From El Universal yesterday. (My translation)
By Aída Ulloa
The sudden fall of the plane in which Secretary of Government Juan Camilo Mouriño died was caused by a burst of turbulence and the inexperience of the pilot and copilot, according to the most solid hypothesis.
The secretary of Communication and Transport Luiz Téllez explained that the Learjet 45 that carried the Secretary and the former antidrug chief José Luis Santiago Vasconcelos did not begin to decelerate significantly until a minute and 12 seconds after the control tower ordered them to. At that moment a Mexicana Boeing 767 was approaching them.
Téllez said that the distance between a plane in the heavy category like a B67 which weighs 175 tons and one in the medium category like the Learjet 45 which weighs 9.4 tons should be a minimum of 5 miles. At the moment that the smaller plane lost contact with radar, the distance between the two planes was 4.15 miles.
"It's possible that the plane lost control because of the turbulence....This is a solid hypothesis," Tellez said.
During the press conference the secretary also mentioned "presumed deficiencies" in the certification process of the pilot and copilot.

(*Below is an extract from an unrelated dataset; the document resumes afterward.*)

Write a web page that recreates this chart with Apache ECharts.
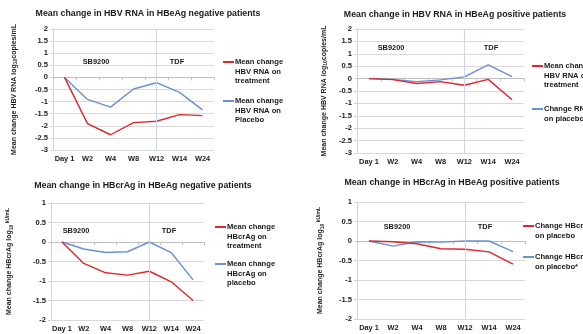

Although they had 3675 and 11809 hours of flying time respectively they had very few hours of training in the operation of a Learjet 45.
"It appears that they weren't sufficiently familiar with the plane" Téllez reported, adding that how they obtained their certificates for handling a Learjet was already under investigation.
Tellez said that the audio of the black box showed, among the deficiencies, a lack of familiarity on the part of the two pilots with the cabin instruments and a repeated failure to introduce data into the electronic systems. "Furthermore there was a notable disorientation in respect to geographic location" he added.
Tellez said that from the moment the pilots made reference to the turbulence the situation worsened in seconds. The copilot, with more experience assumed command and tried to retake the controls but he did not have time. "There were expressions of angush impotence and desperation and then there was silence."